Bob Hallett, founding member of Great Big Sea, is now a businessman who invested big-time in a St. John’s restaurant and bar three years ago when Newfoundland and Labrador was leading national economic growth.

Today, it’s among other resource-reliant provinces such as Alberta and Saskatchewan that have borne the fiscal brunt since oil prices tanked.

“Business is probably off across the board between 25 and 40 per cent,” Hallett said of downtown St. John’s. “Watching oil sink below $30 a barrel is certainly making it harder to be optimistic.”

Newfoundland and Labrador depends on offshore oil earnings for about one-third of government revenues. Provincial finances have been kneecapped in the 18 months since the price of Brent crude fell from US$115 a barrel. It was trading Thursday at just under US$31.

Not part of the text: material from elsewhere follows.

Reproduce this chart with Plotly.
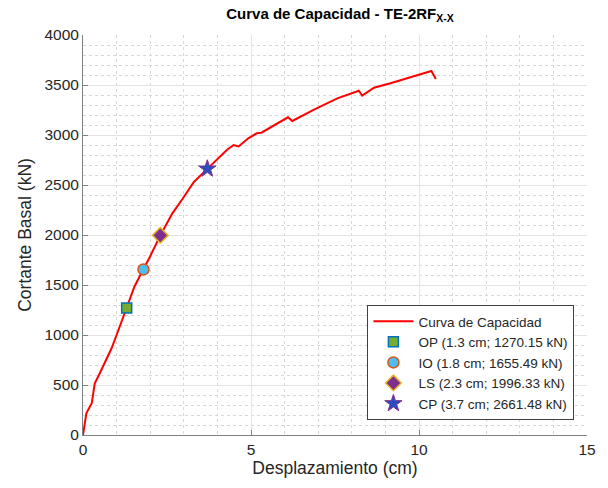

Premier Dwight Ball, whose Liberals took majority power last fall after 12 years of Progressive Conservative rule, warned this week his province is facing a credit downgrade. He announced pre-budget consultations to discuss options but offered no concrete plans as the projected deficit for 2015-16 is expected to hit $1.96 billion—79 per cent higher than originally forecast.

Oil royalties that were predicted to reach $1.2 billion have been revised to less than half that due to lower production and the price collapse.

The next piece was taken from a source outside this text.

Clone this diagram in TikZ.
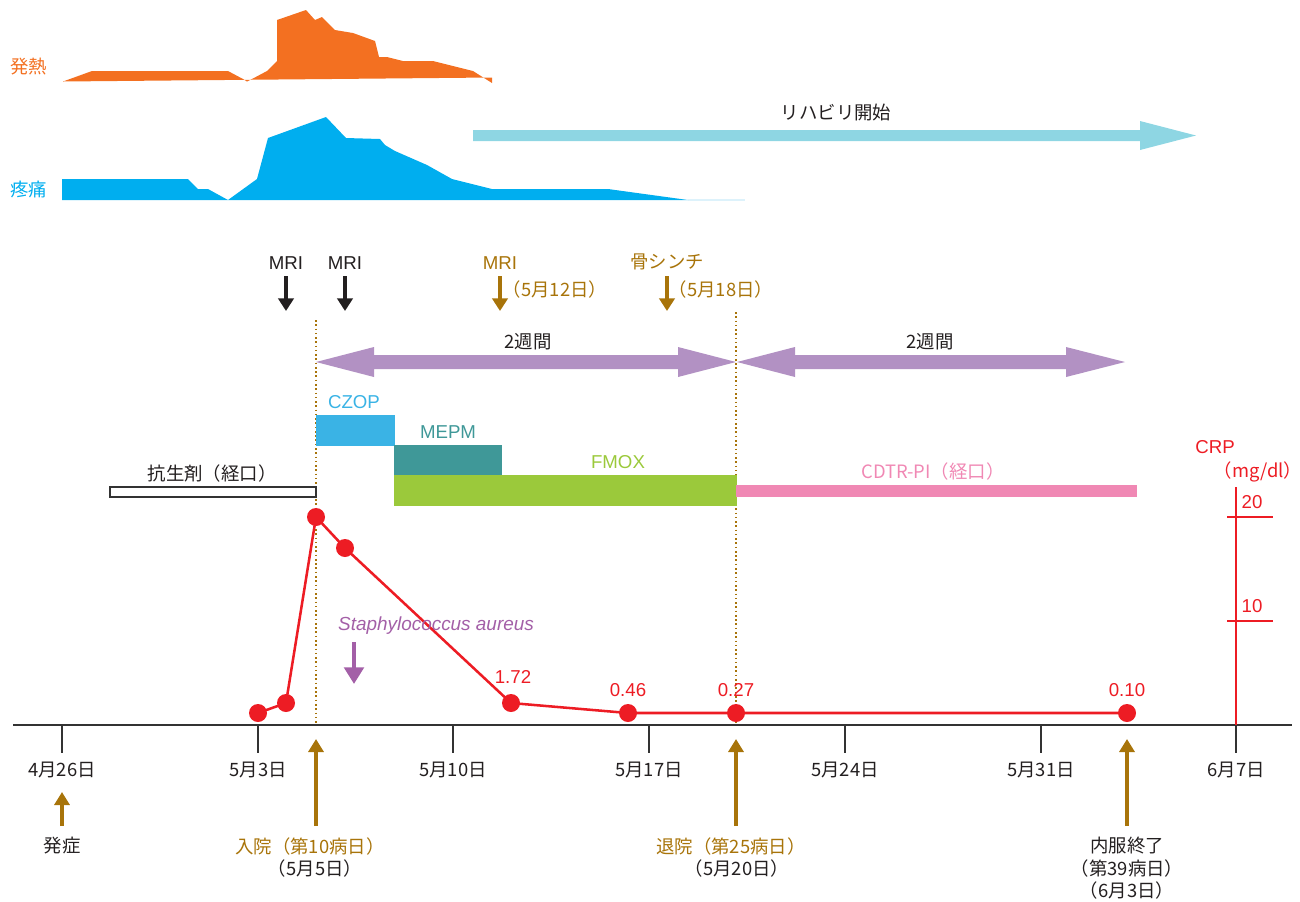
\documentclass[tikz,border=0pt]{standalone}
\usepackage{fontspec}
\setmainfont{Noto Sans CJK JP}
\newfontfamily\lat{Liberation Sans}
\usetikzlibrary{arrows.meta}
\definecolor{fever}{RGB}{243,112,33}
\definecolor{pain}{RGB}{0,174,239}
\definecolor{paintail}{RGB}{221,242,251}
\definecolor{rehab}{RGB}{142,214,227}
\definecolor{lav}{RGB}{178,145,195}
\definecolor{brn}{RGB}{168,116,10}
\definecolor{czop}{RGB}{58,179,229}
\definecolor{mepm}{RGB}{63,152,152}
\definecolor{fmox}{RGB}{155,201,59}
\definecolor{cdtr}{RGB}{240,136,180}
\definecolor{crp}{RGB}{237,28,36}
\definecolor{staph}{RGB}{163,95,167}
\definecolor{dark}{RGB}{35,31,32}
\definecolor{axisc}{RGB}{51,51,51}
\begin{document}
\begin{tikzpicture}[x=0.75pt,y=-0.75pt,
  txt/.style={inner sep=0pt, font=\fontsize{13.8}{16}\selectfont, text=dark},
  ltxt/.style={inner sep=0pt, font=\lat\fontsize{14}{16}\selectfont, text=dark},
  dot/.style={circle, fill=crp, minimum size=13.5pt, inner sep=0pt},
  downarr/.style={line width=3pt, -{Triangle[length=9.5pt,width=11.5pt]}},
  uparr/.style={line width=3.4pt, brn, -{Triangle[length=9.75pt,width=11.25pt]}},
  vline/.style={brn, line width=1.2pt, dotted},
]
\useasboundingbox (0,0) rectangle (1300,901);

% ---- fever curve
\fill[fever] (63,81.5) -- (92,71) -- (228,71) -- (243,79) -- (247,81.5) -- (252,79) -- (267,71) -- (277,61) -- (277,20) -- (306,10) -- (315,20) -- (322,17) -- (335,30) -- (353,33) -- (375,41) -- (379,57) -- (387,57) -- (403,61) -- (433,61) -- (473,71) -- (492,83) -- (492,77.5) -- cycle;
\node[txt, text=fever] (feverlab) at (29,67) {発熱};

% ---- pain curve
\fill[paintail] (688,198.5) rectangle (745,200.5);
\fill[pain] (62,179) -- (188,179) -- (198,189) -- (208,189) -- (228,200) -- (257,179) -- (268,138) -- (326,117) -- (346,138) -- (380,139) -- (385,145) -- (395,151) -- (427,165) -- (452,179) -- (492,189) -- (608,189) -- (688,200) -- (62,200) -- cycle;
\node[txt, text=pain] (painlab) at (29,189) {疼痛};

% ---- rehab arrow
\fill[rehab] (473,130) -- (1140,130) -- (1140,121) -- (1196,135.5) -- (1140,150) -- (1140,141) -- (473,141) -- cycle;
\node[txt] (rehablab) at (836,113) {リハビリ開始};

% ---- MRI / scintigraphy
\node[ltxt] (mri1) at (286,263) {MRI};
\node[ltxt] (mri2) at (345,263) {MRI};
\node[ltxt, text=brn] (mri3) at (500,263) {MRI};
\node[txt, text=brn] (scin) at (667,262) {骨シンチ};
\node[txt, text=brn] (d512) at (555,289) {（5月12日）};
\node[txt, text=brn] (d518) at (721,289) {（5月18日）};
\coordinate (m1a) at (286,276); \coordinate (m1b) at (286,311);
\coordinate (m2a) at (345,276); \coordinate (m2b) at (345,311);
\coordinate (m3a) at (500,276); \coordinate (m3b) at (500,311);
\coordinate (m4a) at (667,276); \coordinate (m4b) at (667,311);
\draw[downarr, dark] (m1a) -- (m1b);
\draw[downarr, dark] (m2a) -- (m2b);
\draw[downarr, brn] (m3a) -- (m3b);
\draw[downarr, brn] (m4a) -- (m4b);

% ---- dotted lines
\coordinate (v1t) at (316,320); \coordinate (v1b) at (316,725);
\coordinate (v2t) at (736,312); \coordinate (v2b) at (736,725);
\draw[vline] (v1t) -- (v1b);
\draw[vline] (v2t) -- (v2b);

% ---- two-week arrows
\fill[lav] (316,362) -- (374,347) -- (374,355) -- (678,355) -- (678,347) -- (736,362) -- (678,377) -- (678,369) -- (374,369) -- (374,377) -- cycle;
\fill[lav] (737,362) -- (795,347) -- (795,355) -- (1066,355) -- (1066,347) -- (1125,362) -- (1066,377) -- (1066,369) -- (795,369) -- (795,377) -- cycle;
\node[txt] (wk1) at (528,342) {2週間};
\node[txt] (wk2) at (930,342) {2週間};

% ---- drug bars
\fill[czop] (316,415) rectangle (395,446);
\fill[mepm] (394,445) rectangle (502,475);
\fill[fmox] (394,475) rectangle (737,506);
\fill[cdtr] (736,485) rectangle (1137,497);
\draw[draw=axisc, fill=white, line width=0.8pt] (110,487) rectangle (316,497);
\node[ltxt, text=czop] (czoplab) at (354,402) {CZOP};
\node[ltxt, text=mepm] (mepmlab) at (448,432) {MEPM};
\node[ltxt, text=fmox] (fmoxlab) at (618,462) {FMOX};
\node[txt, text=cdtr] (cdtrlab) at (933,471) {CDTR-PI（経口）};
\node[txt] (orallab) at (212,473) {抗生剤（経口）};

% ---- axis
\coordinate (ax0) at (13,725); \coordinate (ax1) at (1292,725);
\draw[axisc, line width=1.5pt] (ax0) -- (ax1);
\foreach \x/\lab/\n in {62/4月26日/a, 258/5月3日/b, 453/5月10日/c, 649/5月17日/d, 845/5月24日/e, 1041/5月31日/f, 1236/6月7日/g}{
  \coordinate (t\n a) at (\x,725); \coordinate (t\n b) at (\x,753);
  \draw[axisc, line width=1.5pt] (t\n a) -- (t\n b);
  \node[txt] (date\n) at (\x,770) {\lab};
}

% ---- CRP axis
\coordinate (cat) at (1236,487); \coordinate (cab) at (1236,725);
\draw[crp, line width=1.8pt] (cat) -- (cab);
\coordinate (k20a) at (1227,517); \coordinate (k20b) at (1273,517);
\coordinate (k10a) at (1227,621); \coordinate (k10b) at (1273,621);
\draw[crp, line width=1.3pt] (k20a) -- (k20b);
\draw[crp, line width=1.3pt] (k10a) -- (k10b);
\node[ltxt, text=crp] (crplab) at (1215,447) {CRP};
\node[txt, text=crp] (unitlab) at (1258,472) {（mg/dl）};
\node[ltxt, text=crp] (l20) at (1252,502) {20};
\node[ltxt, text=crp] (l10) at (1252,606) {10};

% ---- CRP data
\coordinate (p1) at (258,713);
\coordinate (p2) at (286,703);
\coordinate (p3) at (316,517);
\coordinate (p4) at (345,548);
\coordinate (p5) at (511,703);
\coordinate (p6) at (628,713);
\coordinate (p7) at (736,713);
\coordinate (p8) at (1127,713);
\draw[crp, line width=1.9pt, line join=round] (p1) -- (p2) -- (p3) -- (p4) -- (p5) -- (p6) -- (p7) -- (p8);
\foreach \i in {1,...,8}{ \node[dot] (c\i) at (p\i) {}; }
\node[ltxt, text=crp] (v172) at (513,677) {1.72};
\node[ltxt, text=crp] (v046) at (628,690) {0.46};
\node[ltxt, text=crp] (v027) at (736,690) {0.27};
\node[ltxt, text=crp] (v010) at (1127,690) {0.10};

% ---- Staphylococcus
\node[inner sep=0pt, font=\lat\itshape\fontsize{14.2}{16}\selectfont, text=staph] (staphlab) at (436,626) {Staphylococcus aureus};
\coordinate (sa) at (354,642); \coordinate (sb) at (354,684);
\draw[staph, line width=3.5pt, -{Triangle[length=12.5pt,width=14.5pt]}] (sa) -- (sb);

% ---- events
\coordinate (e1a) at (62,826); \coordinate (e1b) at (62,792);
\coordinate (e2a) at (316,826); \coordinate (e2b) at (316,739);
\coordinate (e3a) at (736,826); \coordinate (e3b) at (736,739);
\coordinate (e4a) at (1127,826); \coordinate (e4b) at (1127,739);
\draw[uparr] (e1a) -- (e1b);
\draw[uparr] (e2a) -- (e2b);
\draw[uparr] (e3a) -- (e3b);
\draw[uparr] (e4a) -- (e4b);
\node[txt] (onset) at (62,846) {発症};
\node[txt, text=brn] (admit) at (310,846) {入院（第10病日）};
\node[txt] (admitd) at (315,868) {（5月5日）};
\node[txt, text=brn] (disch) at (731,846) {退院（第25病日）};
\node[txt] (dischd) at (737,868) {（5月20日）};
\node[txt] (endrx) at (1127,846) {内服終了};
\node[txt] (endrxa) at (1127,868) {（第39病日）};
\node[txt] (endrxb) at (1127,890) {（6月3日）};
\end{tikzpicture}
\end{document}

Hallett is among increasingly vocal critics who blame rampant spending and a lack of rainy day planning over the last decade. Ball, while in opposition, called it a reckless squandering of historic wealth.

“The city (of St. John’s) and the province expanded their budgets to a degree which was always questionable and now seems downright insane,” Hallett said in an interview.

“And now we’re embarking on a consultation process when everybody in Newfoundland could tell them in five seconds what the problem is: We’ve spent way beyond our means and we have no means of paying for this so we have to find ways to cut back.”

Pedro Antunes, deputy chief economist at the Conference Board of Canada, said he sees the same lack of foresight across the country.

“Provinces in general—and it’s not just Newfoundland and Labrador but across the board—have been very weak at managing their fiscal situation.

“When times are good we should be putting some of that stuff away. When times are bad, we should be having some ability to kind of help stimulate the economy.”

Former premier Paul Davis, now leader of the Opposition, said every cent of successive surplus budgets over the last decade was needed to upgrade hospitals and schools, pave crumbling highways, repair faulty bridges and the list went on.

“We had to get the province fixed before we started a savings account,” he said in an interview. “Any time you’re in government, even in good times, you’re facing a difficult challenge because if you’ve got $100 to spend, there’s people looking for $1,000 worth of programs or services.”

Realtor Glenn Larkin of Royal LePage Professionals 2000 said St. John’s is already in “slight decline” and could see its housing market fall five per cent or more if oil prices don’t recover in coming months.

It has been a dizzying reversal of fortune.

“We had the perfect storm a couple of years ago when we had all of these new projects starting up. Now we’ve got the perfect storm going the other way,” Larkin said of oil woes, low iron ore prices and the wind-up of major construction contracts.

Hallett said he’ll ride it out.

“You don’t get into the restaurant business unless you have a firm set. The reality is, it’s always a dodgy proposition but you’re in it for the long haul.”